Tuz Gölü’nün en çok ziyaret edilen bölgesi, Ankara’nın Şereflikoçhisar ilçesi yakınlarında yer alıyor. Karayolunun 135. kilometresinde yer alan bu bölüm, gölün büyüleyici beyaz manzarasıyla gelenleri kendine hayran bırakıyor.
Gölü ziyaret eden turistler, özellikle çıplak ayakla tuzlu suda yürümeyi tercih ediyor. Hem keyifli bir deneyim sunan bu yürüyüşün hem de sağlık açısından faydalı olduğuna inanılıyor.
Sıcak hava altında ellerinde şemsiyeleriyle gezen turistler gölün yüzeyindeki kristal tuzları büyük bir ilgiyle incelerken, hatıra fotoğrafı çektirmeyi de ihmal etmiyor. Seyahatlerimiz sırasında görüşlerine başvurduğumuz tur rehberi, 80 kişilik bir Koreli turist grubunun doğanın bu eşsiz mucizesini yerinde görmek için Türkiye’ye geldiğini belirtti.

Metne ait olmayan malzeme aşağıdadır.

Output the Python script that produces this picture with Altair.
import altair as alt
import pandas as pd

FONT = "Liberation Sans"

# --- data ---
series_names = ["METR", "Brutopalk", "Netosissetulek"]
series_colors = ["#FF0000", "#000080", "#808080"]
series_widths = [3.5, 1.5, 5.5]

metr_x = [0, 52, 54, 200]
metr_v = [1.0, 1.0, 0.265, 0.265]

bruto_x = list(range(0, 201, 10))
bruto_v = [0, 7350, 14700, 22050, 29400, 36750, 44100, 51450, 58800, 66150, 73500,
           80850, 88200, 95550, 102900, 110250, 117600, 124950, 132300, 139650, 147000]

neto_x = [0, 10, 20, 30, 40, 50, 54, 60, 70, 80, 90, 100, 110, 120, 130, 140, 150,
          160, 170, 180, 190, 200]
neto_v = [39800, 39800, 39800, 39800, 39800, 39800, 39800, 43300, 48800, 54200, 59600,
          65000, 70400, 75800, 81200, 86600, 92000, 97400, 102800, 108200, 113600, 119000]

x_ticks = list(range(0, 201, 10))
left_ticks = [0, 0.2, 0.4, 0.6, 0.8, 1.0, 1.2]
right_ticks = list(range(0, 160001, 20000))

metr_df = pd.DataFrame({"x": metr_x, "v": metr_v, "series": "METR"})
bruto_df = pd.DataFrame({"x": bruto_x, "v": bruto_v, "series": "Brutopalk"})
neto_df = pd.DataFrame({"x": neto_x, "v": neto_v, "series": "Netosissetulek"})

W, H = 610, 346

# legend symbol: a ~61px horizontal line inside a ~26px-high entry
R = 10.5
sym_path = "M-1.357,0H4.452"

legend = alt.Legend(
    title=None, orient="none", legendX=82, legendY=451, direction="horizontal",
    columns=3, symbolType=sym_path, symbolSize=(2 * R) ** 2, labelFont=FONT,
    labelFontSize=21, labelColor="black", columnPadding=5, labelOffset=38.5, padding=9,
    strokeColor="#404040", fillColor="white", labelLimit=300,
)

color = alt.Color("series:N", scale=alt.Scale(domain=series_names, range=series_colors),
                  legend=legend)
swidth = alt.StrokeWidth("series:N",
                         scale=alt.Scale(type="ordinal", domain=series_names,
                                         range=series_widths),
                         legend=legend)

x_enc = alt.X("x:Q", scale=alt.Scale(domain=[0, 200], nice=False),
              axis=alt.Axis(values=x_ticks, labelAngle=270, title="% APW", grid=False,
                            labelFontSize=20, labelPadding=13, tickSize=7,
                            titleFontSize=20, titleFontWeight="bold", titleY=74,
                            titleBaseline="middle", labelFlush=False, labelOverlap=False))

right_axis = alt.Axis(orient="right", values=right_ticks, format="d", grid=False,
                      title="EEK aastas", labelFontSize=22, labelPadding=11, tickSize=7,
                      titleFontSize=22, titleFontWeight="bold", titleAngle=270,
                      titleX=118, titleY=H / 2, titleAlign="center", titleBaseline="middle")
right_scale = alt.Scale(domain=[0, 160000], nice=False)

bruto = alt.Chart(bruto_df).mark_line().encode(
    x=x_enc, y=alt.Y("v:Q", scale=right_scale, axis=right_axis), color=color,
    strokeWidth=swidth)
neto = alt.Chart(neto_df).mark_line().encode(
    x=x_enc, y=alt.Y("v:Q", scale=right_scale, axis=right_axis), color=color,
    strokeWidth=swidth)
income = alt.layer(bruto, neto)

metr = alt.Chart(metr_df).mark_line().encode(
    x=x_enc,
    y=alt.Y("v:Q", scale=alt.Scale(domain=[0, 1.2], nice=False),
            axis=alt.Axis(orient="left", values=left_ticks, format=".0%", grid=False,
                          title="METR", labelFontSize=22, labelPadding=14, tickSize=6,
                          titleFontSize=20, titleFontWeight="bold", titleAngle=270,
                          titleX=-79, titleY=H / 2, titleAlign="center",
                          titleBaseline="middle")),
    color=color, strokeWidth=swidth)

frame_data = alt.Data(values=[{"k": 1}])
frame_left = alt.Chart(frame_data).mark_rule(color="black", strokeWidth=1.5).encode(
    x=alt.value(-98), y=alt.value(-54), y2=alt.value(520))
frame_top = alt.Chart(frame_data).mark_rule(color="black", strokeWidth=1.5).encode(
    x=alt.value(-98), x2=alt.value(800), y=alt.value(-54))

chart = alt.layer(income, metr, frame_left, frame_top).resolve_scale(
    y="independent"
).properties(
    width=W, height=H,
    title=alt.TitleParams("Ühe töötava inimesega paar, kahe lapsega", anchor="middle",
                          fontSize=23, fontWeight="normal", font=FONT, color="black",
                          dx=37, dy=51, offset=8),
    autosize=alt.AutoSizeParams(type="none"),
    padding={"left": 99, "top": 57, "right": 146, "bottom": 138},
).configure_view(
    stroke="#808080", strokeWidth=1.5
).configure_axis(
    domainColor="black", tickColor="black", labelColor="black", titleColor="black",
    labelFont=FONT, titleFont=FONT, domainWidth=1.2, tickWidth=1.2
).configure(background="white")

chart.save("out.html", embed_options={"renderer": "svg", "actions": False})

Göl çevresinde bulunan hediyelik eşya dükkanları, ziyaretçilerin ilgisiyle hareketleniyor. Tuz kristallerinden yapılmış dekoratif objeler, doğal tuz sabunları ve göl manzaralı magnetler en çok tercih edilen ürünler arasında yer alıyor.
Turistler, Türkiye’nin doğa harikalarına hayran kaldıklarını ve bu güzellikleri sevdiklerine de ulaştırmak istediklerini ifade ettiler.